- SET PROBLEM
Copy out each line featuring the string "chart" from the entries beneath.

(Part of a data file)
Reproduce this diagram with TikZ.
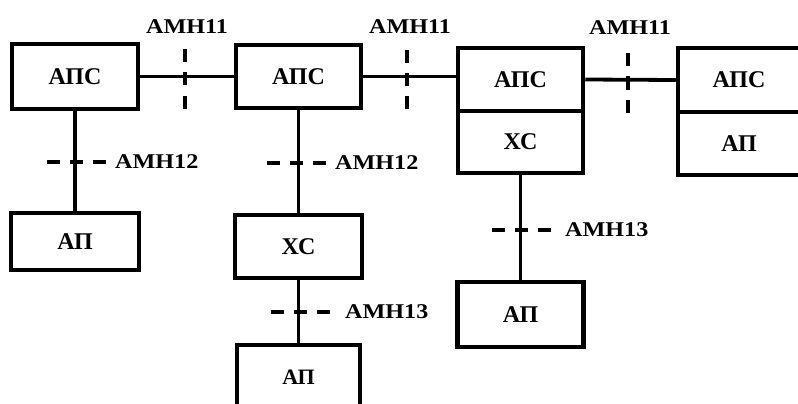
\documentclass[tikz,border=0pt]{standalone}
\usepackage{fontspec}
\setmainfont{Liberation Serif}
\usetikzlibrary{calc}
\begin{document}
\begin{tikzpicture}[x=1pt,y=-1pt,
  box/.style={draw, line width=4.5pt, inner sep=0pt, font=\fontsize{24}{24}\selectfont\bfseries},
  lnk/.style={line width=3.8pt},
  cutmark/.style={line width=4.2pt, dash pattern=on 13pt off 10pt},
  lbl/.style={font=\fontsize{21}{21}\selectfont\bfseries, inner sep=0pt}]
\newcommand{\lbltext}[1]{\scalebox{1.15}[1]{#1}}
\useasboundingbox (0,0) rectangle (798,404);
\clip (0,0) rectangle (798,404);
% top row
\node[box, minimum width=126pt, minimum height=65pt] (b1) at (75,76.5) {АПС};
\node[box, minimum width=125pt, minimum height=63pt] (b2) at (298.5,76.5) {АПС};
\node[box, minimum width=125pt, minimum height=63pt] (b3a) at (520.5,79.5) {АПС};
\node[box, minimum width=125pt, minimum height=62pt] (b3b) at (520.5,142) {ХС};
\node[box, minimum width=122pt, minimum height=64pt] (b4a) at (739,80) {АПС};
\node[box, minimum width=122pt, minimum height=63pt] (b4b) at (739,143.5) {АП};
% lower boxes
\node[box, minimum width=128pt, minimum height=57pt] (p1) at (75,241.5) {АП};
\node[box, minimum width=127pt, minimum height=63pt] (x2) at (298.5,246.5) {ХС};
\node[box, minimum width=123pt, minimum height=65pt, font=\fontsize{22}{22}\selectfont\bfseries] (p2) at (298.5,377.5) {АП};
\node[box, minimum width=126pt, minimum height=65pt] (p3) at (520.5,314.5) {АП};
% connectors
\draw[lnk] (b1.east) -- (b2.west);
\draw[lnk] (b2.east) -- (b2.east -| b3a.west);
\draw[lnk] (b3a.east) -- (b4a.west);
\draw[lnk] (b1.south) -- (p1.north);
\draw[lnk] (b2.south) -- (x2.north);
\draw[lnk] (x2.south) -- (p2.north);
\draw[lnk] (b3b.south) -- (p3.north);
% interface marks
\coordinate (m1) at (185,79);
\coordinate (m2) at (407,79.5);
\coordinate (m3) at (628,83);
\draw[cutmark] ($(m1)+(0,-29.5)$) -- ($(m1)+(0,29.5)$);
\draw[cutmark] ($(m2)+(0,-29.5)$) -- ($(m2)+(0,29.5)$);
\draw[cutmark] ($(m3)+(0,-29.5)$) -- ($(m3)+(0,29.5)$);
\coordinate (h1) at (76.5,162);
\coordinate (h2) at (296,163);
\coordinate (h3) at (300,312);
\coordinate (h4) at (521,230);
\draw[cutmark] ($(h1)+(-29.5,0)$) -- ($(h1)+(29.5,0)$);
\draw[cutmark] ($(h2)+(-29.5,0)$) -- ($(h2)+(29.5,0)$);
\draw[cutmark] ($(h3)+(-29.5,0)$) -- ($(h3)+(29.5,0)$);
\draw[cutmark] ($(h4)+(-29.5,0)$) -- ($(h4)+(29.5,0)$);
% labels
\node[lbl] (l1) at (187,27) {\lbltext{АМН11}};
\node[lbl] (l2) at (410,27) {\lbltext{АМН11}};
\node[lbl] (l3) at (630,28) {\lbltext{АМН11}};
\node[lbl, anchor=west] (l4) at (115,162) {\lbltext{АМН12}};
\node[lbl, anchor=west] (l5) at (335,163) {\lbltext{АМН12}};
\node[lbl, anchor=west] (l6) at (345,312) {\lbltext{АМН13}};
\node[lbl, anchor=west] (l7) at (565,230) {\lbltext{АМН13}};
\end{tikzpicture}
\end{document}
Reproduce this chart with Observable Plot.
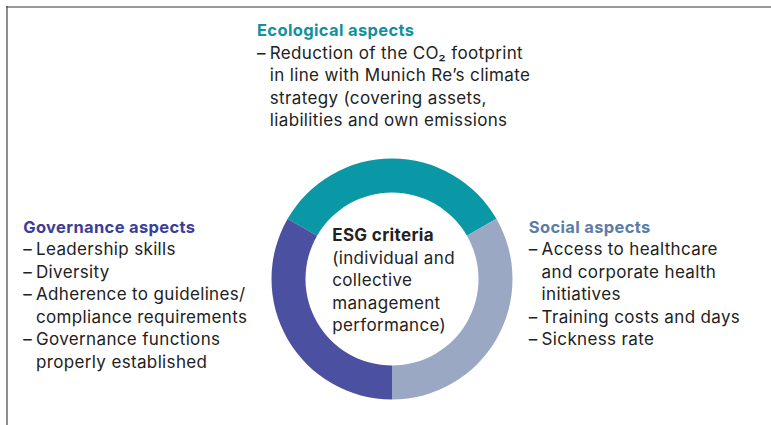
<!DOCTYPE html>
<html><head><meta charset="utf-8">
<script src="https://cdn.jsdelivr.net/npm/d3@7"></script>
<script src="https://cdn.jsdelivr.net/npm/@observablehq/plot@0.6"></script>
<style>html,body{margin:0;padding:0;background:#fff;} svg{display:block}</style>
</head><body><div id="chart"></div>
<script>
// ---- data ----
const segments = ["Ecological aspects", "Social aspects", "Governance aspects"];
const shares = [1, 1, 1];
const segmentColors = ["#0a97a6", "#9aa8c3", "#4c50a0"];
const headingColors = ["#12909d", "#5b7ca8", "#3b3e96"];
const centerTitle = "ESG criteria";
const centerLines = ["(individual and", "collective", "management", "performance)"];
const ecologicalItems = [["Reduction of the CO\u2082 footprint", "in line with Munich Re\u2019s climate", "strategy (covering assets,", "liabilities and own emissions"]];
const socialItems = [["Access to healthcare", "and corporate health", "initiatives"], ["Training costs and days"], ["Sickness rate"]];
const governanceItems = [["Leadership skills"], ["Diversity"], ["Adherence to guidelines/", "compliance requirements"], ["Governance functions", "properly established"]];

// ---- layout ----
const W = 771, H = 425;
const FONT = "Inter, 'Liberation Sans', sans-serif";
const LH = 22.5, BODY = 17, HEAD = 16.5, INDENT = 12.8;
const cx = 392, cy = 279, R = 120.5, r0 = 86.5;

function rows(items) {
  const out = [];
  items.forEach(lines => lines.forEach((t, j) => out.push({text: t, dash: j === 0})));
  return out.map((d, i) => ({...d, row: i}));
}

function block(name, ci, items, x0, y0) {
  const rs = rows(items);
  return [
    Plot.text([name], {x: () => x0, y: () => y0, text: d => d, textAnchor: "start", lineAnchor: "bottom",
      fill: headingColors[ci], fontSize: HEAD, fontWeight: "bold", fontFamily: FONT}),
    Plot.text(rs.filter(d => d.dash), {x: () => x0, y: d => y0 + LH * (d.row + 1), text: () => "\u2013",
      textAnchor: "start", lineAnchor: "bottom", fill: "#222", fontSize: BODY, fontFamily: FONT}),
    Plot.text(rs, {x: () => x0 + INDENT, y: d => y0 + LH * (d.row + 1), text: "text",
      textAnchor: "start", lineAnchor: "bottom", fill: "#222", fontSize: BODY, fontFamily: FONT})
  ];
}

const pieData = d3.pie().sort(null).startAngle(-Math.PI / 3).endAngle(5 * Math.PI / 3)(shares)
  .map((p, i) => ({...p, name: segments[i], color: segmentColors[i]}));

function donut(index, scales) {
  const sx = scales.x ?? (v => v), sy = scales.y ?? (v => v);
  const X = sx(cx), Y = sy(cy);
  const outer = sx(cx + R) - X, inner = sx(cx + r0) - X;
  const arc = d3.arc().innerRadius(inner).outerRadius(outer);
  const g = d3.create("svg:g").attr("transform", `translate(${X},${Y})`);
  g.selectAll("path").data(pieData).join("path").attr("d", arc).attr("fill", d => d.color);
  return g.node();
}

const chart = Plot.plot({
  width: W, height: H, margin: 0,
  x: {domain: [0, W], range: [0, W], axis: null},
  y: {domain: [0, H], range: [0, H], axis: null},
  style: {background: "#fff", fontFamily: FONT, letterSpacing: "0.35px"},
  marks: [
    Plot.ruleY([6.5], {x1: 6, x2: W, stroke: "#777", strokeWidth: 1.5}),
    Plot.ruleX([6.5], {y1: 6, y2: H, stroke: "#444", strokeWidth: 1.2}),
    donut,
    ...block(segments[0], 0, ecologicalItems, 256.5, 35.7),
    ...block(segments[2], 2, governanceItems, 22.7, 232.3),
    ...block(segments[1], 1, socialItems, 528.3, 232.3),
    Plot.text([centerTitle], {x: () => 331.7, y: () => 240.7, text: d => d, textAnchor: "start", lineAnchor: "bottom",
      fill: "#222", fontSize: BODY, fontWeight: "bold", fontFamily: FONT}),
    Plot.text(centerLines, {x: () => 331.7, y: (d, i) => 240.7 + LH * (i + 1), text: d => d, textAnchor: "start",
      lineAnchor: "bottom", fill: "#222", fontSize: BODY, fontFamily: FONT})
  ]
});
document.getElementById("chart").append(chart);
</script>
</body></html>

- ANSWER TO THIS TASK
Reproduce this chart with Observable Plot.
</head><body><div id="chart"></div>
const chart = Plot.plot({
document.getElementById("chart").append(chart);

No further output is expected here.